▶ [Work required]: Reproduce the listing below word for word, with no pictures.

▶ [Data]:
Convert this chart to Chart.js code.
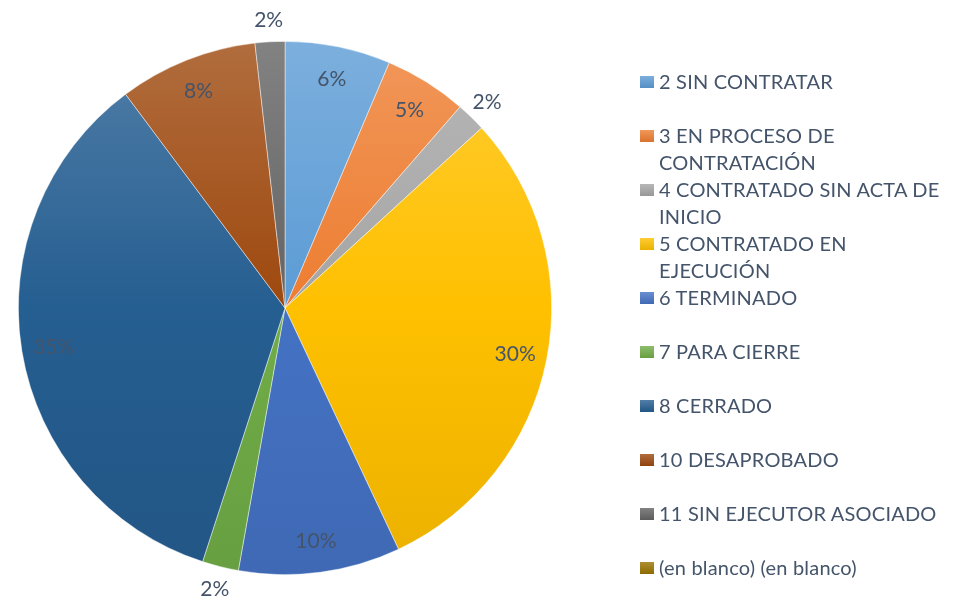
<!DOCTYPE html>
<html>
<head>
<meta charset="utf-8">
<script src="https://cdn.jsdelivr.net/npm/chart.js@4/dist/chart.umd.min.js"></script>
<style>
  body { margin: 0; background: #fff; }
  #wrap { position: relative; width: 958px; height: 600px; }
  #legend { position: absolute; left: 0; top: 0; font-family: Lato, sans-serif; font-size: 20px; letter-spacing: 0.2px; color: #44546A; }
  .item { position: absolute; left: 640px; width: 310px; line-height: 27px; }
  .box { position: absolute; left: 0; top: 8px; width: 14px; height: 12px; }
  .txt { position: absolute; left: 19px; top: 0; white-space: nowrap; }
</style>
</head>
<body>
<div id="wrap">
  <canvas id="pie" width="958" height="600"></canvas>
  <div id="legend"></div>
</div>
<script>
let labels = [
    '2 SIN CONTRATAR',
    '3 EN PROCESO DE CONTRATACIÓN',
    '4 CONTRATADO SIN ACTA DE INICIO',
    '5 CONTRATADO EN EJECUCIÓN',
    '6 TERMINADO',
    '7 PARA CIERRE',
    '8 CERRADO',
    '10 DESAPROBADO',
    '11 SIN EJECUTOR ASOCIADO',
    '(en blanco) (en blanco)'
];

// legend lines as they wrap in the picture
let legendLines = [
    ['2 SIN CONTRATAR'],
    ['3 EN PROCESO DE', 'CONTRATACIÓN'],
    ['4 CONTRATADO SIN ACTA DE', 'INICIO'],
    ['5 CONTRATADO EN', 'EJECUCIÓN'],
    ['6 TERMINADO'],
    ['7 PARA CIERRE'],
    ['8 CERRADO'],
    ['10 DESAPROBADO'],
    ['11 SIN EJECUTOR ASOCIADO'],
    ['(en blanco) (en blanco)']
];

let values = [6.4, 5.0, 1.8, 29.8, 9.8, 2.2, 34.8, 8.4, 1.8, 0];

let baseColors = [
    '#5B9BD5', '#ED7D31', '#A5A5A5', '#FFC000', '#4472C4',
    '#70AD47', '#255E91', '#9E480E', '#636363', '#997300'
];

function mix(hex, target, t) {
    let r = parseInt(hex.slice(1, 3), 16), g = parseInt(hex.slice(3, 5), 16), b = parseInt(hex.slice(5, 7), 16);
    r = Math.round(r + (target - r) * t);
    g = Math.round(g + (target - g) * t);
    b = Math.round(b + (target - b) * t);
    return 'rgb(' + r + ',' + g + ',' + b + ')';
}

function sliceFill(ctx) {
    let chart = ctx.chart;
    let area = chart.chartArea;
    let base = baseColors[ctx.dataIndex];
    if (!area) return base;
    let grad = chart.ctx.createLinearGradient(0, area.top, 0, area.bottom);
    grad.addColorStop(0, mix(base, 255, 0.2));
    grad.addColorStop(0.5, base);
    grad.addColorStop(1, mix(base, 0, 0.08));
    return grad;
}

const pctLabels = {
    id: 'pctLabels',
    afterDatasetsDraw(chart) {
        let ctx = chart.ctx;
        let meta = chart.getDatasetMeta(0);
        let data = chart.data.datasets[0].data;
        let total = data.reduce((a, b) => a + b, 0);
        ctx.save();
        ctx.font = '21px Lato, sans-serif';
        ctx.fillStyle = '#44546A';
        ctx.textAlign = 'center';
        ctx.textBaseline = 'middle';
        meta.data.forEach((arc, i) => {
            if (!data[i]) return;
            let p = arc.getProps(['x', 'y', 'startAngle', 'endAngle', 'outerRadius'], true);
            let mid = (p.startAngle + p.endAngle) / 2;
            let pct = data[i] / total * 100;
            let r = p.outerRadius * (pct < 3 ? 1.085 : 0.88);
            ctx.fillText(Math.round(pct) + '%', p.x + Math.cos(mid) * r, p.y + Math.sin(mid) * r + 1);
        });
        ctx.restore();
    }
};

new Chart(document.getElementById('pie'), {
    type: 'pie',
    data: {
        labels: labels,
        datasets: [{
            data: values,
            backgroundColor: sliceFill,
            borderColor: 'rgba(255,255,255,0.6)',
            borderWidth: 0.75
        }]
    },
    options: {
        responsive: false,
        animation: false,
        layout: { padding: { left: 18, right: 406, top: 41, bottom: 25 } },
        plugins: {
            legend: { display: false },
            tooltip: { enabled: false }
        }
    },
    plugins: [pctLabels]
});

let legend = document.getElementById('legend');
legendLines.forEach((lines, i) => {
    let item = document.createElement('div');
    item.className = 'item';
    item.style.top = (81 + 54 * i - 13.5) + 'px';
    let box = document.createElement('div');
    box.className = 'box';
    box.style.background = 'linear-gradient(' + mix(baseColors[i], 255, 0.2) + ',' + mix(baseColors[i], 0, 0.08) + ')';
    let txt = document.createElement('div');
    txt.className = 'txt';
    txt.innerHTML = lines.join('<br>');
    item.appendChild(box);
    item.appendChild(txt);
    legend.appendChild(item);
});
</script>
</body>
</html>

▶ [Written answer]:
Convert this chart to Chart.js code.
<!DOCTYPE html>
<html>
<head>
<meta charset="utf-8">
<script src="https://cdn.jsdelivr.net/npm/chart.js@4/dist/chart.umd.min.js"></script>
<style>
  body { margin: 0; background: #fff; }
  #wrap { position: relative; width: 958px; height: 600px; }
  #legend { position: absolute; left: 0; top: 0; font-family: Lato, sans-serif; font-size: 20px; letter-spacing: 0.2px; color: #44546A; }
  .item { position: absolute; left: 640px; width: 310px; line-height: 27px; }
  .box { position: absolute; left: 0; top: 8px; width: 14px; height: 12px; }
  .txt { position: absolute; left: 19px; top: 0; white-space: nowrap; }
</style>
</head>
<body>
<div id="wrap">
  <canvas id="pie" width="958" height="600"></canvas>
  <div id="legend"></div>
</div>
<script>
let labels = [
    '2 SIN CONTRATAR',
    '3 EN PROCESO DE CONTRATACIÓN',
    '4 CONTRATADO SIN ACTA DE INICIO',
    '5 CONTRATADO EN EJECUCIÓN',
    '6 TERMINADO',
    '7 PARA CIERRE',
    '8 CERRADO',
    '10 DESAPROBADO',
    '11 SIN EJECUTOR ASOCIADO',
    '(en blanco) (en blanco)'
];

// legend lines as they wrap in the picture
let legendLines = [
    ['2 SIN CONTRATAR'],
    ['3 EN PROCESO DE', 'CONTRATACIÓN'],
    ['4 CONTRATADO SIN ACTA DE', 'INICIO'],
    ['5 CONTRATADO EN', 'EJECUCIÓN'],
    ['6 TERMINADO'],
    ['7 PARA CIERRE'],
    ['8 CERRADO'],
    ['10 DESAPROBADO'],
    ['11 SIN EJECUTOR ASOCIADO'],
    ['(en blanco) (en blanco)']
];

let values = [6.4, 5.0, 1.8, 29.8, 9.8, 2.2, 34.8, 8.4, 1.8, 0];

let baseColors = [
    '#5B9BD5', '#ED7D31', '#A5A5A5', '#FFC000', '#4472C4',
    '#70AD47', '#255E91', '#9E480E', '#636363', '#997300'
];

function mix(hex, target, t) {
    let r = parseInt(hex.slice(1, 3), 16), g = parseInt(hex.slice(3, 5), 16), b = parseInt(hex.slice(5, 7), 16);
    r = Math.round(r + (target - r) * t);
    g = Math.round(g + (target - g) * t);
    b = Math.round(b + (target - b) * t);
    return 'rgb(' + r + ',' + g + ',' + b + ')';
}

function sliceFill(ctx) {
    let chart = ctx.chart;
    let area = chart.chartArea;
    let base = baseColors[ctx.dataIndex];
    if (!area) return base;
    let grad = chart.ctx.createLinearGradient(0, area.top, 0, area.bottom);
    grad.addColorStop(0, mix(base, 255, 0.2));
    grad.addColorStop(0.5, base);
    grad.addColorStop(1, mix(base, 0, 0.08));
    return grad;
}

const pctLabels = {
    id: 'pctLabels',
    afterDatasetsDraw(chart) {
        let ctx = chart.ctx;
        let meta = chart.getDatasetMeta(0);
        let data = chart.data.datasets[0].data;
        let total = data.reduce((a, b) => a + b, 0);
        ctx.save();
        ctx.font = '21px Lato, sans-serif';
        ctx.fillStyle = '#44546A';
        ctx.textAlign = 'center';
        ctx.textBaseline = 'middle';
        meta.data.forEach((arc, i) => {
            if (!data[i]) return;
            let p = arc.getProps(['x', 'y', 'startAngle', 'endAngle', 'outerRadius'], true);
            let mid = (p.startAngle + p.endAngle) / 2;
            let pct = data[i] / total * 100;
            let r = p.outerRadius * (pct < 3 ? 1.085 : 0.88);
            ctx.fillText(Math.round(pct) + '%', p.x + Math.cos(mid) * r, p.y + Math.sin(mid) * r + 1);
        });
        ctx.restore();
    }
};

new Chart(document.getElementById('pie'), {
    type: 'pie',
    data: {
        labels: labels,
        datasets: [{
            data: values,
            backgroundColor: sliceFill,
            borderColor: 'rgba(255,255,255,0.6)',
            borderWidth: 0.75
        }]
    },
    options: {
        responsive: false,
        animation: false,
        layout: { padding: { left: 18, right: 406, top: 41, bottom: 25 } },
        plugins: {
            legend: { display: false },
            tooltip: { enabled: false }
        }
    },
    plugins: [pctLabels]
});

let legend = document.getElementById('legend');
legendLines.forEach((lines, i) => {
    let item = document.createElement('div');
    item.className = 'item';
    item.style.top = (81 + 54 * i - 13.5) + 'px';
    let box = document.createElement('div');
    box.className = 'box';
    box.style.background = 'linear-gradient(' + mix(baseColors[i], 255, 0.2) + ',' + mix(baseColors[i], 0, 0.08) + ')';
    let txt = document.createElement('div');
    txt.className = 'txt';
    txt.innerHTML = lines.join('<br>');
    item.appendChild(box);
    item.appendChild(txt);
    legend.appendChild(item);
});
</script>
</body>
</html>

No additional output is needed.